One of the innovations of ReALM is its ability to reconstruct screen information by parsing entities and their positions on the screen, generating a textual representation that captures the visual layout. Researchers found that this approach, combined with fine-tuning language models specifically designed for reference resolution, outperformed GPT-4 in task performance.
The report states, "We have demonstrated significant improvements over existing systems on different types of references, with our smallest model achieving over a 5% absolute gain on screen references. Our large-scale model has greatly surpassed GPT-4 in performance."
However, researchers also cautioned that there are limitations to relying on automated parsing of screens. For more complex visual references, such as distinguishing multiple images, it may still be necessary to combine computer vision and multimodal techniques.

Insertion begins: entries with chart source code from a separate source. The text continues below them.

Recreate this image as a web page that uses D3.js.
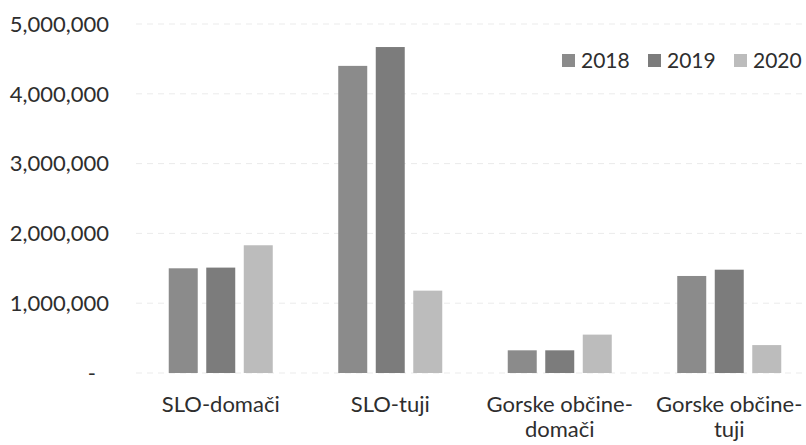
<!DOCTYPE html>
<html><head><meta charset="utf-8">
<script src="https://cdn.jsdelivr.net/npm/d3@7"></script>
<style>body{margin:0;background:#fff}svg{display:block}</style>
</head><body>
<svg id="c" width="806" height="445"></svg>
<script>
const categories = [["SLO-domači"], ["SLO-tuji"], ["Gorske občine-", "domači"], ["Gorske občine-", "tuji"]];
const seriesNames = ["2018", "2019", "2020"];
const values2018 = [1500000, 4400000, 325000, 1390000];
const values2019 = [1510000, 4670000, 325000, 1480000];
const values2020 = [1830000, 1180000, 550000, 400000];
const yTicks = [0, 1000000, 2000000, 3000000, 4000000, 5000000];
const colors = ["#8b8b8b", "#7c7c7c", "#bcbcbc"];

const series = [values2018, values2019, values2020];
const svg = d3.select("#c");
const font = "Lato, 'Open Sans', sans-serif";
const textColor = "#2e2e2e";

const y = d3.scaleLinear().domain([0, 5000000]).range([373, 24]);
const x0 = d3.scaleBand().domain(d3.range(categories.length)).range([136, 814]).paddingInner(0).paddingOuter(0);
const x1 = d3.scaleBand().domain(seriesNames).range([0, x0.bandwidth()]).paddingInner(0.227).paddingOuter(0.873);

// gridlines
svg.append("g").selectAll("line").data(yTicks).join("line")
  .attr("x1", 136).attr("x2", 806)
  .attr("y1", d => y(d)).attr("y2", d => y(d))
  .attr("stroke", "#ebebeb").attr("stroke-width", 1).attr("stroke-dasharray", "6,5");

// y axis labels
const fmt = d3.format(",");
svg.append("g").selectAll("text").data(yTicks).join("text")
  .attr("x", d => d === 0 ? 96 : 109).attr("y", d => y(d))
  .attr("dy", "0.35em").attr("text-anchor", "end")
  .attr("font-family", font).attr("font-size", 22).attr("fill", textColor)
  .text(d => d === 0 ? "-" : fmt(d));

// bars
const g = svg.append("g");
categories.forEach((c, i) => {
  g.append("g").attr("transform", `translate(${x0(i)},0)`)
    .selectAll("rect").data(seriesNames.map((s, k) => ({s, v: series[k][i], k}))).join("rect")
    .attr("x", d => x1(d.s)).attr("width", x1.bandwidth())
    .attr("y", d => y(d.v)).attr("height", d => y(0) - y(d.v))
    .attr("fill", d => colors[d.k]);
});

// category labels
const cl = svg.append("g");
categories.forEach((lines, i) => {
  const t = cl.append("text").attr("text-anchor", "middle")
    .attr("font-family", font).attr("font-size", 22).attr("fill", textColor);
  lines.forEach((l, j) => {
    t.append("tspan").attr("x", x0(i) + x0.bandwidth() / 2).attr("y", 412 + j * 25).text(l);
  });
});

// legend
const lg = svg.append("g");
seriesNames.forEach((s, k) => {
  const lx = 562 + k * 86;
  lg.append("rect").attr("x", lx).attr("y", 54).attr("width", 13).attr("height", 13).attr("fill", colors[k]);
  lg.append("text").attr("x", lx + 19).attr("y", 68)
    .attr("font-family", font).attr("font-size", 21).attr("fill", textColor).text(s);
});
</script>
</body></html>
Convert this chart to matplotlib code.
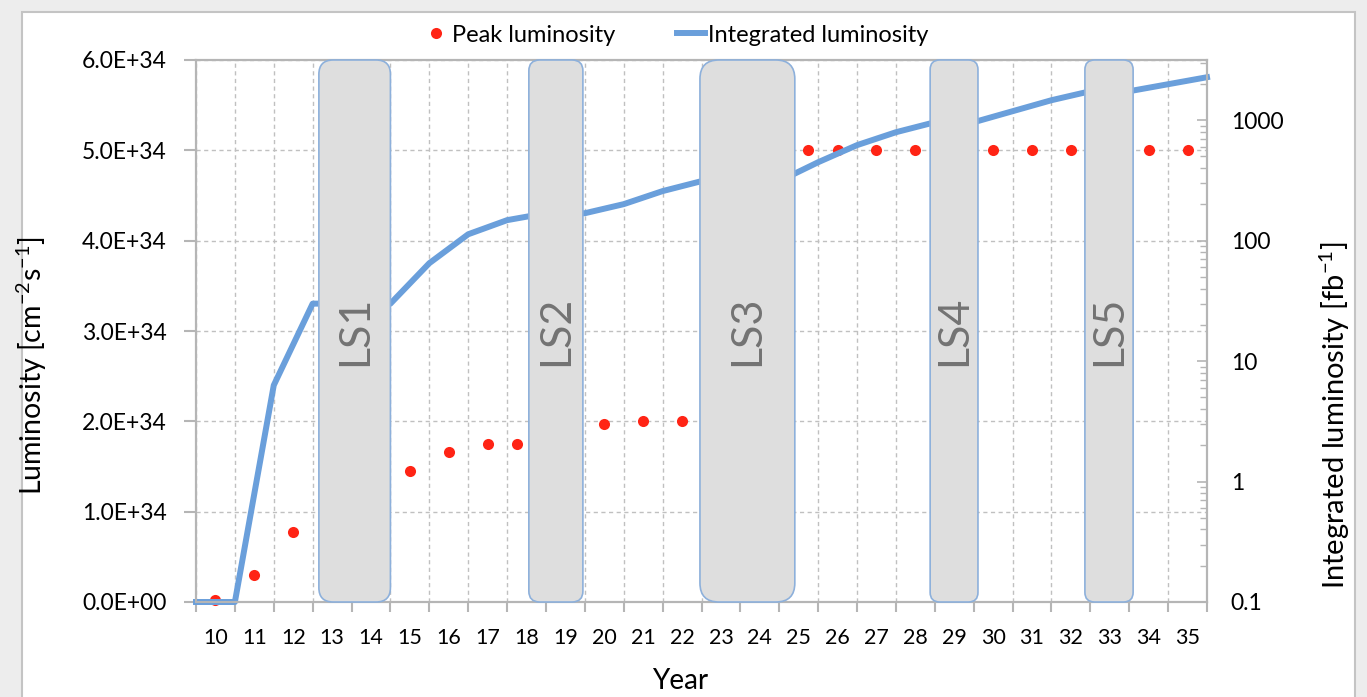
import matplotlib.pyplot as plt
import numpy as np
from matplotlib.patches import FancyBboxPatch, Rectangle
from matplotlib.lines import Line2D
from matplotlib.ticker import LogLocator, NullFormatter

plt.rcParams['font.family'] = ['Lato', 'DejaVu Sans']
plt.rcParams['mathtext.fontset'] = 'custom'
plt.rcParams['mathtext.rm'] = 'Lato'
plt.rcParams['mathtext.it'] = 'Lato:italic'
plt.rcParams['mathtext.bf'] = 'Lato:bold'

# years on the category axis
years = list(range(10, 36))
year_labels = [str(y) for y in years]

# peak luminosity, x in years (slot start = year), value in 1E34 cm-2 s-1
peak_x = [10.5, 11.5, 12.5, 15.5, 16.5, 17.5, 18.25, 20.5, 21.5, 22.5,
          25.75, 26.5, 27.5, 28.5, 30.5, 31.5, 32.5, 34.5, 35.5]
peak_lumi = [0.02, 0.30, 0.77, 1.45, 1.66, 1.75, 1.75, 1.97, 2.0, 2.0,
             5.0, 5.0, 5.0, 5.0, 5.0, 5.0, 5.0, 5.0, 5.0]

# integrated luminosity (fb-1) at the start of each year
int_x = list(range(10, 37))
int_lumi = [0.1, 0.1, 6.3, 30, 30, 30, 65, 113, 148, 169, 169, 201, 258,
            312, 312, 312, 448, 621, 795, 962, 962, 1188, 1466, 1741, 1741,
            1990, 2275]

# long shutdowns
shutdowns = ['LS1', 'LS2', 'LS3', 'LS4', 'LS5']
shutdown_start = [13.16, 18.56, 22.96, 28.88, 32.86]
shutdown_end = [15.0, 19.95, 25.4, 30.11, 34.1]

grey = '#B5B5B5'
red = '#FF2415'
blue = '#6A9FDB'

W, H = 1367, 697
fig = plt.figure(figsize=(W / 100, H / 100), dpi=100)
fig.patch.set_facecolor('#EDEDED')
# white chart sheet behind everything
sheet = Rectangle((22 / W, -0.05), (1355 - 22) / W, 1.05 - 12 / H,
                  transform=fig.transFigure, facecolor='white',
                  edgecolor='#C4C4C4', lw=1.5, zorder=-10)
fig.patches.append(sheet)

left, right, bottom, top = 196 / W, 1207 / W, 1 - 602 / H, 1 - 60 / H
ax = fig.add_axes([left, bottom, right - left, top - bottom])
ax.set_facecolor('white')

x0, x1 = 10, 36
ax.plot(peak_x, np.array(peak_lumi) * 1e34, 'o', color=red, ms=8,
        mec='none', zorder=3, clip_on=False)
ax.set_xlim(x0, x1)
ax.set_ylim(0, 6e34)

yt = np.arange(0, 7) * 1e34
ax.set_yticks(yt)
ax.set_yticklabels(['{:.1E}'.format(v) for v in yt])
ax.tick_params(axis='y', length=9, color=grey, width=1.5, pad=12, labelsize=16.5)

ax.set_xticks(range(x0, x1 + 1))
ax.set_xticklabels([])
ax.set_xticks([y + 0.5 for y in years], minor=True)
ax.set_xticklabels(year_labels, minor=True)
ax.tick_params(axis='x', which='major', length=7, color=grey, width=1.5)
ax.tick_params(axis='x', which='minor', length=0, pad=19, labelsize=15.5)

ax.grid(True, which='major', linestyle=(0, (3, 2.5)), color='#C0C0C0', lw=1)
ax.set_axisbelow(True)
for spine in ax.spines.values():
    spine.set_edgecolor(grey)
    spine.set_linewidth(1.5)

ax.set_ylabel(r'Luminosity [cm$^{-2}$s$^{-1}$]', fontsize=20.5)
ax.yaxis.set_label_coords(-0.145, 0.437)
ax.set_xlabel('Year', fontsize=20)
ax.xaxis.set_label_coords(0.479, -0.122)

# integrated luminosity on log scale
ax2 = ax.twinx()
ax2.set_yscale('log')
ax2.set_ylim(0.1, 10 ** 3.5)
ax2.plot(int_x, int_lumi, color=blue, lw=4.3, zorder=2, clip_on=False,
         solid_joinstyle='round')
ax2.set_yticks([0.1, 1, 10, 100, 1000])
ax2.set_yticklabels(['0.1', '1', '10', '100', '1000'])
ax2.yaxis.set_minor_locator(LogLocator(base=10, subs=np.arange(2, 10)))
ax2.yaxis.set_minor_formatter(NullFormatter())
ax2.tick_params(axis='y', which='major', direction='in', length=7, color=grey,
                width=1.2, pad=17, labelsize=16.5)
ax2.tick_params(axis='y', which='minor', direction='in', length=5, color=grey,
                width=1.0)
for spine in ax2.spines.values():
    spine.set_edgecolor(grey)
    spine.set_linewidth(1.5)
ax2.set_ylabel('Integrated luminosity [fb$^{-1}$]', fontsize=21, rotation=90,
               va='top')
ax2.yaxis.set_label_coords(1.11, 0.345)

# shutdown boxes (x in data, y in axes), rounded corners kept circular
pos = ax.get_position()
px_per_x = pos.width * W / (x1 - x0)
px_per_y = pos.height * H
aspect = px_per_x / px_per_y
trans = ax2.get_xaxis_transform()
for name, s, e in zip(shutdowns, shutdown_start, shutdown_end):
    w = e - s
    box = FancyBboxPatch((s, 0), w, 1,
                         boxstyle='round,pad=0,rounding_size=%f' % (0.2 * w),
                         mutation_aspect=aspect, transform=trans,
                         facecolor='#DEDEDE', edgecolor='#8DB0DB', lw=1.2,
                         zorder=5, clip_on=False)
    ax2.add_patch(box)
    ax2.text((s + e) / 2, 0.5, name, transform=trans, rotation=90,
             ha='center', va='center', fontsize=31, color='#737373', zorder=6)

handles = [Line2D([], [], marker='o', color=red, mec='none', ls='none', ms=8),
           Line2D([], [], color=blue, lw=4.3)]
fig.legend(handles, ['Peak luminosity', 'Integrated luminosity'],
           loc='center', bbox_to_anchor=(675 / W, 1 - 35 / H), ncol=2,
           frameon=False, fontsize=17, handlelength=1.2, handletextpad=0.1,
           columnspacing=2.6)

fig.savefig('out.png', dpi=100, facecolor=fig.get_facecolor())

Although Apple has lagged behind its technological competitors in the rapidly evolving AI field, its progress in artificial intelligence research is quietly accelerating.
From multimodal models that integrate vision and language, to AI-driven animation tools, to technologies that build high-performance dedicated AI with budgets, Apple's research lab continues to achieve breakthroughs, demonstrating its rapidly increasing AI ambitions.
However, as a tech giant known for its secrecy, Apple faces fierce competition from companies such as Google, Microsoft, Amazon, and OpenAI. These companies have actively launched generative AI products in multiple fields such as search, office software, and cloud services.
For a long time, Apple has played the role of a fast follower rather than a pioneer. However, it is now facing a market transformed at an astonishing speed by artificial intelligence. At the highly anticipated June Worldwide Developers Conference, Apple is expected to introduce a new large-scale language model framework, "Apple GPT" chatbot, and other AI-driven features in its ecosystem.
Apple CEO Tim Cook hinted during a recent earnings conference call, "We are excited to share details of our ongoing work in the AI field later this year." Although Apple is known for its secrecy, it is clear that its efforts in AI are sweeping and wide-ranging.
However, as the battle for AI dominance heats up, this iPhone manufacturer's late arrival has put it in an unusual position of weakness. While its strong financial resources, brand loyalty, elite engineers, and tightly integrated product portfolio provide opportunities for counterattacks, nothing is absolute in this high-stakes competition.
A new era is approaching, an era filled with ubiquitous and truly intelligent computing. By June, we will see if Apple has done enough to secure its place in shaping this new era.